** Start DATA SHOWN **
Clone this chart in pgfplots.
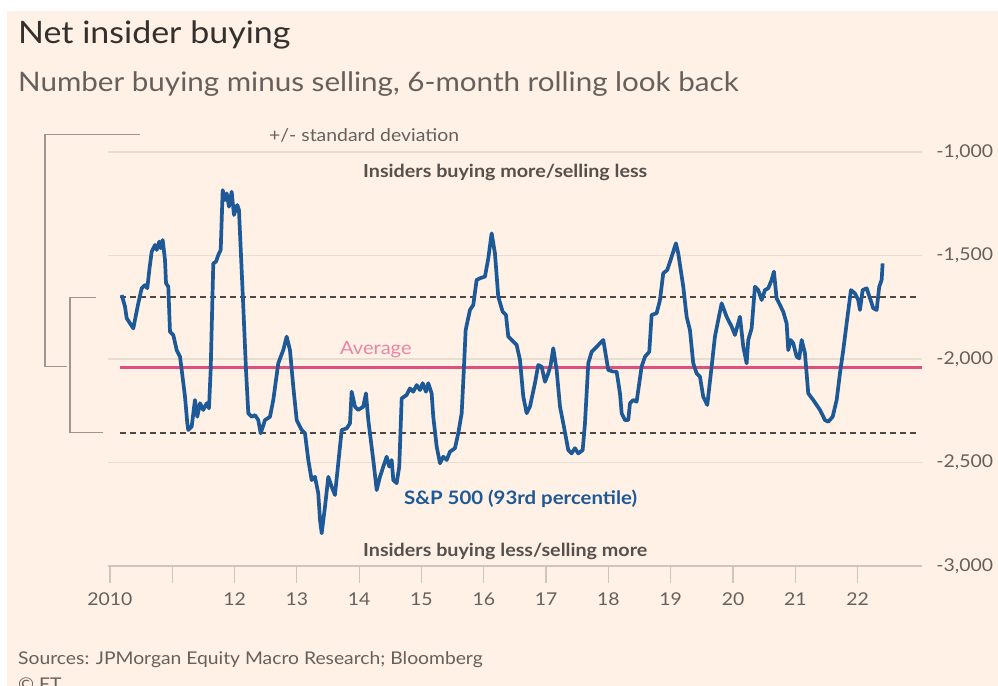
\documentclass[border=0pt]{standalone}
\usepackage{pgfplots}
\pgfplotsset{compat=1.18}
\usepackage{pgfplotstable}
\usepackage{fontspec}
\setmainfont[FakeStretch=1.1]{Lato}
\definecolor{ftbg}{HTML}{FFF1E5}
\definecolor{ftgrey}{HTML}{66605C}
\definecolor{ftdark}{HTML}{33302E}
\definecolor{ftmid}{HTML}{55504C}
\definecolor{ftblue}{HTML}{1D5997}
\definecolor{ftpink}{HTML}{E0507F}
\definecolor{ftpinklt}{HTML}{E985A7}
\definecolor{gridc}{HTML}{E8DDD3}
\definecolor{basec}{HTML}{CFC5BC}
\definecolor{brack}{HTML}{9E9791}
\definecolor{dashc}{HTML}{4D4845}

\pgfplotstableread{
x y
2010.188 -1691
2010.241 -1747
2010.268 -1803
2010.374 -1852
2010.454 -1731
2010.509 -1658
2010.562 -1643
2010.599 -1658
2010.631 -1570
2010.669 -1482
2010.722 -1449
2010.750 -1473
2010.791 -1433
2010.814 -1465
2010.846 -1425
2010.883 -1522
2010.899 -1634
2010.936 -1651
2010.963 -1868
2011.016 -1884
2011.071 -1957
2011.124 -1989
2011.151 -2053
2011.204 -2182
2011.241 -2311
2011.257 -2343
2011.311 -2327
2011.364 -2198
2011.401 -2279
2011.445 -2214
2011.497 -2246
2011.552 -2214
2011.589 -2238
2011.616 -2053
2011.658 -1538
2011.701 -1530
2011.738 -1498
2011.777 -1473
2011.809 -1184
2011.846 -1232
2011.873 -1200
2011.910 -1264
2011.953 -1192
2011.990 -1304
2012.043 -1256
2012.070 -1280
2012.135 -1715
2012.183 -2053
2012.220 -2262
2012.274 -2279
2012.327 -2271
2012.380 -2295
2012.419 -2359
2012.488 -2295
2012.568 -2279
2012.621 -2198
2012.701 -2021
2012.781 -1957
2012.836 -1892
2012.889 -1957
2012.942 -2134
2012.997 -2295
2013.050 -2327
2013.077 -2343
2013.130 -2359
2013.183 -2488
2013.237 -2585
2013.290 -2569
2013.343 -2649
2013.371 -2778
2013.398 -2842
2013.451 -2714
2013.504 -2569
2013.558 -2617
2013.611 -2657
2013.664 -2504
2013.719 -2343
2013.799 -2335
2013.852 -2311
2013.879 -2158
2013.932 -2230
2013.985 -2246
2014.065 -2230
2014.109 -2166
2014.146 -2295
2014.226 -2488
2014.281 -2633
2014.334 -2569
2014.387 -2520
2014.441 -2472
2014.483 -2520
2014.521 -2488
2014.548 -2585
2014.601 -2600
2014.643 -2520
2014.682 -2190
2014.762 -2174
2014.815 -2142
2014.868 -2158
2014.923 -2126
2014.976 -2150
2015.019 -2117
2015.072 -2158
2015.109 -2117
2015.163 -2166
2015.189 -2279
2015.244 -2424
2015.297 -2504
2015.350 -2472
2015.404 -2488
2015.457 -2448
2015.537 -2431
2015.590 -2359
2015.645 -2262
2015.682 -2037
2015.709 -1860
2015.778 -1763
2015.831 -1739
2015.885 -1618
2015.939 -1610
2016.019 -1602
2016.072 -1514
2016.126 -1393
2016.179 -1489
2016.232 -1699
2016.303 -1772
2016.356 -1787
2016.393 -1892
2016.447 -1908
2016.527 -1932
2016.581 -2005
2016.634 -2182
2016.688 -2262
2016.741 -2230
2016.821 -2117
2016.874 -2029
2016.929 -2037
2016.982 -2110
2017.035 -2069
2017.073 -2029
2017.115 -1948
2017.169 -2053
2017.223 -2230
2017.276 -2311
2017.356 -2440
2017.410 -2456
2017.463 -2431
2017.516 -2456
2017.587 -2440
2017.624 -2311
2017.677 -2021
2017.731 -1965
2017.811 -1941
2017.918 -1908
2017.998 -2053
2018.078 -2061
2018.132 -2061
2018.186 -2166
2018.213 -2262
2018.266 -2295
2018.319 -2295
2018.346 -2214
2018.399 -2198
2018.453 -2206
2018.533 -2037
2018.587 -1989
2018.656 -1965
2018.694 -1787
2018.774 -1779
2018.828 -1715
2018.880 -1586
2018.945 -1570
2019.015 -1506
2019.084 -1441
2019.121 -1489
2019.202 -1651
2019.256 -1796
2019.309 -1860
2019.362 -2021
2019.416 -2069
2019.470 -2086
2019.522 -2182
2019.587 -2222
2019.657 -2037
2019.710 -1892
2019.763 -1812
2019.818 -1731
2019.898 -1796
2019.979 -1844
2020.031 -1884
2020.112 -1796
2020.165 -1941
2020.219 -2021
2020.245 -1908
2020.299 -1852
2020.352 -1651
2020.405 -1667
2020.460 -1715
2020.513 -1667
2020.566 -1658
2020.620 -1618
2020.657 -1578
2020.700 -1707
2020.754 -1739
2020.807 -1772
2020.861 -1828
2020.887 -1957
2020.925 -1908
2020.967 -1924
2021.022 -1989
2021.063 -1997
2021.102 -1908
2021.155 -1972
2021.208 -2166
2021.288 -2198
2021.396 -2246
2021.476 -2295
2021.529 -2303
2021.600 -2279
2021.664 -2198
2021.717 -2069
2021.770 -1957
2021.824 -1828
2021.893 -1667
2021.957 -1683
2022.010 -1715
2022.038 -1763
2022.081 -1667
2022.145 -1658
2022.209 -1715
2022.251 -1755
2022.306 -1763
2022.347 -1651
2022.386 -1618
2022.402 -1538
}\insider

\begin{document}
\begin{tikzpicture}[x=1bp,y=1bp]
\useasboundingbox (0,0) rectangle (998,686);
\fill[white] (0,0) rectangle (998,686);
\fill[ftbg] (7,0) rectangle (998,674.5);

% titles
\node[anchor=base west, inner sep=0, text=ftdark, font=\fontsize{31}{34}\selectfont] at (18,686-44) {Net insider buying};
\node[anchor=base west, inner sep=0, text=ftgrey, font=\fontsize{27}{30}\selectfont] at (18,686-92) {Number buying minus selling, 6-month rolling look back};

% brackets
\draw[brack, line width=1.2bp] (140,686-134.3) -- (45,686-134.3) -- (45,686-366.7) -- (66.5,686-366.7);
\draw[brack, line width=1.2bp] (96,686-297.7) -- (70,686-297.7) -- (70,686-432.7) -- (103,686-432.7);

\begin{axis}[
  at={(108bp,120bp)}, anchor=south west,
  x=62.2991bp, y=0.207bp,
  xmin=2009.968, xmax=2023.034,
  ymin=-3000, ymax=-1000,
  axis x line*=bottom,
  axis y line*=right,
  x axis line style={draw=basec, line width=1.2bp},
  y axis line style={draw=none},
  tick align=outside,
  major tick length=17bp,
  xtick={2010,2011,...,2022},
  xticklabels={2010,,12,13,14,15,16,17,18,19,20,21,22},
  xtick style={draw=basec, line width=1.2bp},
  ytick={-3000,-2500,-2000,-1500,-1000},
  yticklabels={{-3,000},{-2,500},{-2,000},{-1,500},{-1,000}},
  ytick style={draw=none},
  ymajorgrids,
  grid style={draw=gridc, line width=1.2bp},
  /pgf/number format/assume math mode=true,
  ticklabel style={text=ftgrey, font=\fontsize{17.7}{20}\selectfont},
  xticklabel style={yshift=-6bp},
  yticklabel style={xshift=-6bp},
  clip=false,
]
\addplot[draw=basec, line width=1.2bp, forget plot] coordinates {(2009.968,-3000) (2023.034,-3000)};
\addplot[draw=dashc, line width=2bp, dash pattern=on 6bp off 4bp] coordinates {(2010.16,-1699) (2022.95,-1699)};
\addplot[draw=dashc, line width=2bp, dash pattern=on 6bp off 4bp] coordinates {(2010.16,-2359) (2022.95,-2359)};
\addplot[draw=ftpink, line width=3.6bp] coordinates {(2010.16,-2042) (2023.034,-2042)};
\addplot[draw=ftblue, line width=3.7bp, line join=round] table[x=x,y=y] {\insider};
\end{axis}

% annotations
\node[anchor=base west, inner sep=0, text=ftgrey, font=\fontsize{17.7}{20}\selectfont] at (269,686-141.7) {+/- standard deviation};
\node[anchor=base west, inner sep=0, text=ftmid, font=\bfseries\fontsize{18}{21}\selectfont] at (363,686-178) {Insiders buying more/selling less};
\node[anchor=base west, inner sep=0, text=ftpinklt, font=\fontsize{18.3}{21}\selectfont] at (340,686-355) {Average};
\node[anchor=base west, inner sep=0, text=ftblue, font=\bfseries\fontsize{18.6}{21}\selectfont] at (404,686-505) {S\&P 500 (93rd percentile)};
\node[anchor=base west, inner sep=0, text=ftmid, font=\bfseries\fontsize{18}{21}\selectfont] at (363,686-556.7) {Insiders buying less/selling more};

% source
\node[anchor=base west, inner sep=0, text=ftgrey, font=\fontsize{17.6}{21}\selectfont] at (18,686-665) {Sources: JPMorgan Equity Macro Research; Bloomberg};
\node[anchor=base west, inner sep=0, text=ftgrey, font=\fontsize{17.6}{21}\selectfont] at (18,686-691) {\textcopyright{} FT};
\end{tikzpicture}
\end{document}
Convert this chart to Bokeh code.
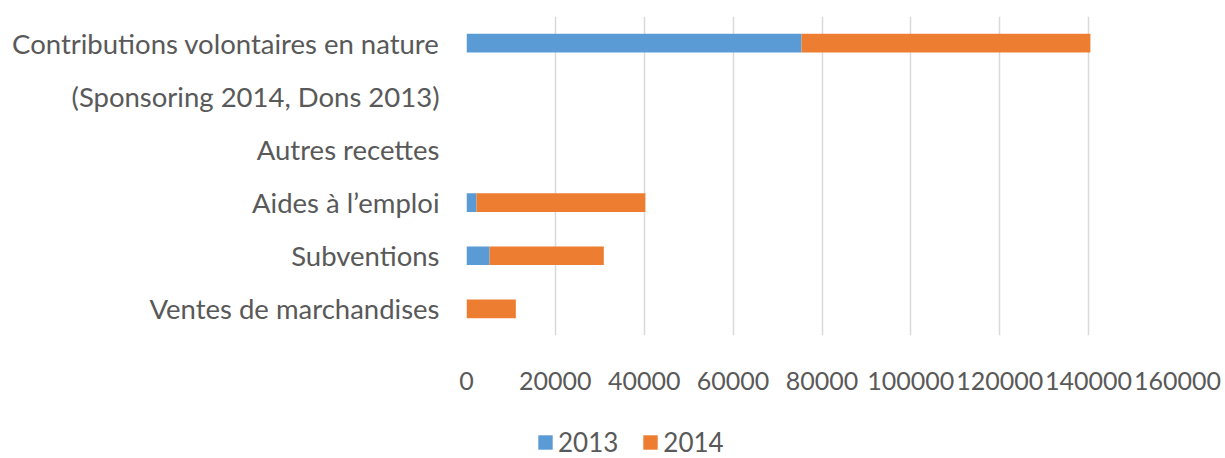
** End DATA SHOWN **
GIVEN TASK: Copy each line of the data that contains the word "chart".

ANSWER BELOW:
Clone this chart in pgfplots.
Convert this chart to Bokeh code.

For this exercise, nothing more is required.